GIVEN EXERCISE: Please, without the pictures, retype exactly the lines from the start of the material through the line that holds "0.421, 0.406, 0.335];".
______
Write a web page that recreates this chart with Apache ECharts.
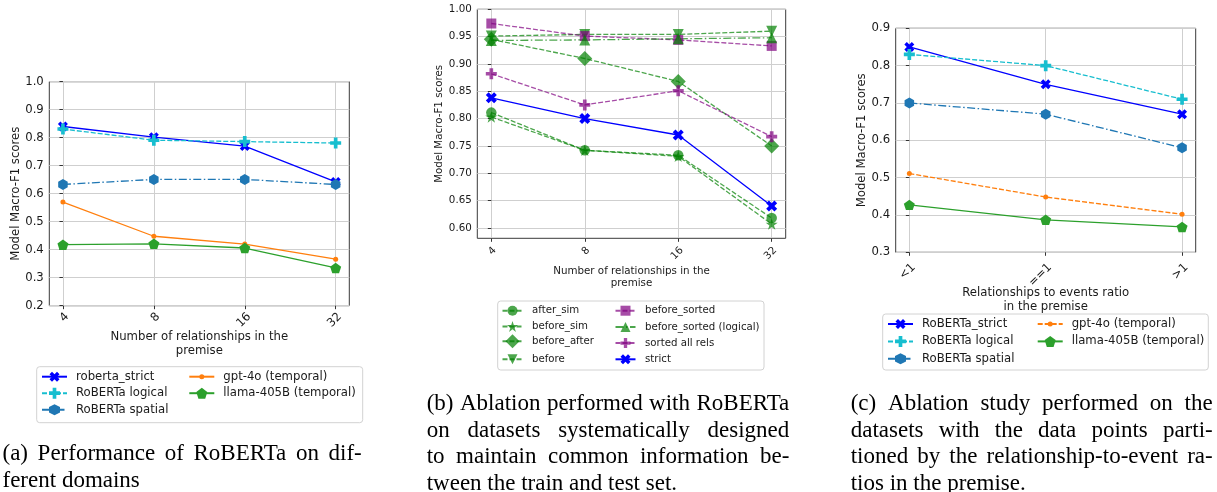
<!DOCTYPE html>
<html><head><meta charset="utf-8">
<script src="https://cdn.jsdelivr.net/npm/echarts@6/dist/echarts.min.js"></script>
<style>html,body{margin:0;padding:0;background:#fff}#c{width:1217px;height:492px}</style>
</head><body><div id="c"></div>
<script>
// ---------------- data ----------------
const relCounts = ['4', '8', '16', '32'];
const ratioCats = ['<1', '==1', '>1'];
const yTicksA = [0.2, 0.3, 0.4, 0.5, 0.6, 0.7, 0.8, 0.9, 1.0];
const yTicksB = [0.60, 0.65, 0.70, 0.75, 0.80, 0.85, 0.90, 0.95, 1.00];
const yTicksC = [0.3, 0.4, 0.5, 0.6, 0.7, 0.8, 0.9];

// (a) performance on different domains
const aRobertaStrict  = [0.840, 0.802, 0.770, 0.642];
const aRobertaLogical = [0.831, 0.791, 0.786, 0.781];
const aRobertaSpatial = [0.633, 0.651, 0.651, 0.633];
const aGpt4o          = [0.570, 0.448, 0.420, 0.366];
const aLlama          = [0.418, 0.421, 0.406, 0.335];

// (b) ablation
const bAfterSim             = [0.811, 0.742, 0.733, 0.618];
const bBeforeSim            = [0.803, 0.742, 0.731, 0.607];
const bBeforeAfter          = [0.945, 0.910, 0.868, 0.750];
const bBefore               = [0.951, 0.954, 0.954, 0.960];
const bBeforeSorted         = [0.974, 0.951, 0.944, 0.933];
const bBeforeSortedLogical  = [0.943, 0.944, 0.946, 0.948];
const bSortedAllRels        = [0.882, 0.825, 0.851, 0.767];
const bStrict               = [0.838, 0.800, 0.770, 0.640];

// (c) relationship-to-event ratio
const cRobertaStrict  = [0.850, 0.750, 0.670];
const cRobertaLogical = [0.830, 0.800, 0.710];
const cRobertaSpatial = [0.700, 0.670, 0.580];
const cGpt4o          = [0.511, 0.448, 0.402];
const cLlama          = [0.427, 0.387, 0.368];

// captions
const capA = ['(a) Performance of RoBERTa on dif-', 'ferent domains'];
const capB = ['(b) Ablation performed with RoBERTa', 'on datasets systematically designed',
              'to maintain common information be-', 'tween the train and test set.'];
const capC = ['(c) Ablation study performed on the', 'datasets with the data points parti-',
              'tioned by the relationship-to-event ra-', 'tios in the premise.'];

// ---------------- styling ----------------
const FONT = '"DejaVu Sans", sans-serif';
const TXT = '#1a1a1a';
const GRIDC = '#cfcfcf';
const SYM = {
  X: 'path://M1 0L2 1L3 0L4 1L3 2L4 3L3 4L2 3L1 4L0 3L1 2L0 1Z',
  P: 'path://M2 0L4 0L4 2L6 2L6 4L4 4L4 6L2 6L2 4L0 4L0 2L2 2Z',
  h: 'path://M0.866 0L1.732 0.5L1.732 1.5L0.866 2L0 1.5L0 0.5Z',
  p: 'path://M0.951 0L1.902 0.691L1.539 1.809L0.363 1.809L0 0.691Z',
  star: 'path://M0.951 0L1.176 0.691L1.902 0.691L1.314 1.118L1.539 1.809L0.951 1.382L0.363 1.809L0.588 1.118L0 0.691L0.727 0.691Z',
  v: 'path://M0 0L2 0L1 2Z',
  up: 'triangle', s: 'rect', D: 'diamond', o: 'circle'
};
const DASH = [5, 2];
const DASHDOT = [8, 2.5, 1.5, 2.5];

function mk(name, vals, gi, color, ltype, sym, size, op) {
  op = op == null ? 1 : op;
  return {
    type: 'line', name: name, xAxisIndex: gi, yAxisIndex: gi,
    data: vals.map((v, i) => [i, v]),
    symbol: SYM[sym], symbolSize: size, symbolKeepAspect: true, showAllSymbol: true,
    lineStyle: { color: color, width: 1.3, type: ltype, opacity: op },
    itemStyle: { color: color, opacity: op, borderWidth: 0 },
    emphasis: { disabled: true }, animation: false
  };
}

const grids = [
  { left: 49.3, top: 81.7, width: 300, height: 224 },
  { left: 477.3, top: 9.3, width: 308.4, height: 229 },
  { left: 895.7, top: 28.3, width: 300, height: 224 }
].map(g => Object.assign(g, { show: true, borderColor: '#3a3a3a', borderWidth: 1, backgroundColor: 'transparent', containLabel: false, outerBoundsMode: 'none' }));

function xAx(gi, cats, fs, margin, name, nameGap, lh) {
  const n = cats.length - 1;
  const pad = n * 0.05;
  const vals = cats.map((c, i) => i);
  return {
    type: 'value', gridIndex: gi, min: -pad, max: n + pad,
    axisLine: { show: false },
    axisTick: { show: true, customValues: vals, length: 3.5, lineStyle: { color: '#333', width: 1 } },
    axisLabel: { customValues: vals, formatter: v => cats[Math.round(v)], rotate: 45, align: 'right', verticalAlign: 'top',
                 margin: margin, fontSize: fs, fontFamily: FONT, color: TXT },
    splitLine: { show: true, lineStyle: { color: GRIDC, width: 1 } },
    name: name, nameLocation: 'middle', nameGap: nameGap, nameMoveOverlap: false,
    nameTextStyle: { fontSize: fs, fontFamily: FONT, color: TXT, lineHeight: lh, align: 'center' }
  };
}
function yAx(gi, ticks, min, max, digits, fs, nameGap) {
  return {
    type: 'value', gridIndex: gi, min: min, max: max,
    axisLine: { show: false },
    axisTick: { show: true, customValues: ticks, length: 3.5, lineStyle: { color: '#333', width: 1 } },
    axisLabel: { customValues: ticks, formatter: v => v.toFixed(digits), margin: 5.5, fontSize: fs, fontFamily: FONT, color: TXT },
    splitLine: { show: true, lineStyle: { color: GRIDC, width: 1 } },
    name: 'Model Macro-F1 scores', nameLocation: 'middle', nameGap: nameGap, nameMoveOverlap: false,
    nameTextStyle: { fontSize: fs, fontFamily: FONT, color: TXT }
  };
}

const FA = 11.7, FB = 10.3;
const xAxes = [
  xAx(0, relCounts, FA, 5, 'Number of relationships in the\npremise', 25, 13.3),
  xAx(1, relCounts, FB, 7, 'Number of relationships in the\npremise', 26.5, 12.3),
  xAx(2, ratioCats, FA, 9, 'Relationships to events ratio\nin the premise', 34.3, 13.4)
];
const yAxes = [
  yAx(0, yTicksA, 0.2, 1.0, 1, FA, 27),
  yAx(1, yTicksB, 0.581, 1.0, 2, FB, 33.3),
  yAx(2, yTicksC, 0.3, 0.9, 1, FA, 27.7)
];

const BLUE = '#0000ff', CYAN = '#17becf', TBLUE = '#1f77b4', ORANGE = '#ff7f0e', TGREEN = '#2ca02c';
const GREEN = '#008000', PURPLE = '#800080';
const series = [
  mk('roberta_strict', aRobertaStrict, 0, BLUE, 'solid', 'X', 10),
  mk('RoBERTa logical', aRobertaLogical, 0, CYAN, DASH, 'P', 11),
  mk('RoBERTa spatial', aRobertaSpatial, 0, TBLUE, DASHDOT, 'h', 11),
  mk('gpt-4o (temporal)', aGpt4o, 0, ORANGE, 'solid', 'o', 5),
  mk('llama-405B (temporal)', aLlama, 0, TGREEN, 'solid', 'p', 11),

  mk('after_sim', bAfterSim, 1, GREEN, DASH, 'o', 10.5, 0.7),
  mk('before_sim', bBeforeSim, 1, GREEN, DASH, 'star', 12, 0.7),
  mk('before_after', bBeforeAfter, 1, GREEN, DASH, 'D', 15, 0.7),
  mk('before', bBefore, 1, GREEN, DASH, 'v', 11, 0.7),
  mk('before_sorted', bBeforeSorted, 1, PURPLE, DASH, 's', 10, 0.7),
  mk('before_sorted (logical)', bBeforeSortedLogical, 1, GREEN, DASHDOT, 'up', 11, 0.7),
  mk('sorted all rels', bSortedAllRels, 1, PURPLE, DASH, 'P', 11, 0.7),
  mk('strict', bStrict, 1, BLUE, 'solid', 'X', 11),

  mk('RoBERTa_strict', cRobertaStrict, 2, BLUE, 'solid', 'X', 10),
  mk('RoBERTa logical', cRobertaLogical, 2, CYAN, DASH, 'P', 11),
  mk('RoBERTa spatial', cRobertaSpatial, 2, TBLUE, DASHDOT, 'h', 11),
  mk('gpt-4o (temporal) ', cGpt4o, 2, ORANGE, DASH, 'o', 5),
  mk('llama-405B (temporal)', cLlama, 2, TGREEN, 'solid', 'p', 11)
];

// legends: one component per entry for exact placement
function lg(name, x, cy, iw, markerSize, fs, pad) {
  const ih = markerSize / 0.8;
  const lh = fs * 1.25;
  const H = Math.max(ih, lh);
  return {
    data: [name], left: x, top: cy - H / 2, orient: 'horizontal', padding: 0, itemGap: 0,
    itemWidth: iw, itemHeight: ih, selectedMode: false, z: 5,
    formatter: n => n.trim(),
    textStyle: { fontSize: fs, fontFamily: FONT, color: TXT, lineHeight: lh, padding: [0, 0, 0, pad] }
  };
}
const legends = [
  lg('roberta_strict', 41, 376.7, 25, 10, FA, 4),
  lg('RoBERTa logical', 41, 393.2, 25, 11, FA, 4),
  lg('RoBERTa spatial', 41, 409.7, 25, 11, FA, 4),
  lg('gpt-4o (temporal)', 188.3, 376.7, 25, 5, FA, 4),
  lg('llama-405B (temporal)', 188.3, 393.2, 25, 11, FA, 4),

  lg('after_sim', 501.5, 310.7, 20, 10, 10.2, 4.5),
  lg('before_sim', 501.5, 326.9, 20, 11, 10.2, 4.5),
  lg('before_after', 501.5, 343.1, 20, 14, 10.2, 4.5),
  lg('before', 501.5, 359.3, 20, 10, 10.2, 4.5),
  lg('before_sorted', 614.5, 310.7, 20, 10, 10.2, 4.5),
  lg('before_sorted (logical)', 614.5, 326.9, 20, 10, 10.2, 4.5),
  lg('sorted all rels', 614.5, 343.1, 20, 10, 10.2, 4.5),
  lg('strict', 614.5, 359.3, 20, 10, 10.2, 4.5),

  lg('RoBERTa_strict', 887, 324, 25, 10, FA, 4),
  lg('RoBERTa logical', 887, 341.4, 25, 11, FA, 4),
  lg('RoBERTa spatial', 887, 358.7, 25, 11, FA, 4),
  lg('gpt-4o (temporal) ', 1036.7, 324, 25, 5, FA, 4),
  lg('llama-405B (temporal)', 1036.7, 341.4, 25, 11, FA, 4)
];

// graphics: legend frames + justified captions
const graphics = [];
function frame(x0, y0, x1, y1) {
  graphics.push({ type: 'rect', z: 1, silent: true, shape: { x: x0, y: y0, width: x1 - x0, height: y1 - y0, r: 3 },
    style: { fill: 'rgba(255,255,255,0.85)', stroke: '#d2d2d2', lineWidth: 1 } });
}
frame(36.7, 366.7, 362.7, 422.7);
frame(497.7, 301, 764, 370);
frame(882.7, 314, 1208.3, 370);

const CAP_FS = 23;
const CAP_FONT = CAP_FS + 'px "Liberation Serif", "Times New Roman", serif';
const mctx = document.createElement('canvas').getContext('2d');
mctx.font = CAP_FONT;
function caption(lines, x0, width, base0, lh) {
  const spaceW = mctx.measureText(' ').width;
  lines.forEach((line, li) => {
    const words = line.split(' ');
    const ws = words.map(w => mctx.measureText(w).width);
    const tot = ws.reduce((a, b) => a + b, 0);
    const last = li === lines.length - 1;
    const gap = (last || words.length < 2) ? spaceW : (width - tot) / (words.length - 1);
    let x = x0;
    const y = base0 + li * lh - CAP_FS * 0.11;
    words.forEach((w, i) => {
      graphics.push({ type: 'text', x: x, y: y, silent: true, z: 2,
        style: { text: w, font: CAP_FONT, fill: '#000', align: 'left', verticalAlign: 'middle', textAlign: 'left', textVerticalAlign: 'middle' } });
      x += ws[i] + gap;
    });
  });
}
caption(capA, 2.5, 359.2, 456.7, 26.6);
caption(capB, 426.7, 362.6, 406.7, 26.6);
caption(capC, 850.7, 362, 406.7, 26.6);

const chart = echarts.init(document.getElementById('c'), null, { renderer: 'canvas' });
chart.setOption({
  animation: false,
  backgroundColor: '#ffffff',
  grid: grids,
  xAxis: xAxes,
  yAxis: yAxes,
  legend: legends,
  series: series,
  graphic: { elements: graphics }
});
</script>
</body></html>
______
FULL SOLUTION:
Write a web page that recreates this chart with Apache ECharts.
<!DOCTYPE html>
<html><head><meta charset="utf-8">
<script src="https://cdn.jsdelivr.net/npm/echarts@6/dist/echarts.min.js"></script>
<style>html,body{margin:0;padding:0;background:#fff}#c{width:1217px;height:492px}</style>
</head><body><div id="c"></div>
<script>
// ---------------- data ----------------
const relCounts = ['4', '8', '16', '32'];
const ratioCats = ['<1', '==1', '>1'];
const yTicksA = [0.2, 0.3, 0.4, 0.5, 0.6, 0.7, 0.8, 0.9, 1.0];
const yTicksB = [0.60, 0.65, 0.70, 0.75, 0.80, 0.85, 0.90, 0.95, 1.00];
const yTicksC = [0.3, 0.4, 0.5, 0.6, 0.7, 0.8, 0.9];

// (a) performance on different domains
const aRobertaStrict  = [0.840, 0.802, 0.770, 0.642];
const aRobertaLogical = [0.831, 0.791, 0.786, 0.781];
const aRobertaSpatial = [0.633, 0.651, 0.651, 0.633];
const aGpt4o          = [0.570, 0.448, 0.420, 0.366];
const aLlama          = [0.418, 0.421, 0.406, 0.335];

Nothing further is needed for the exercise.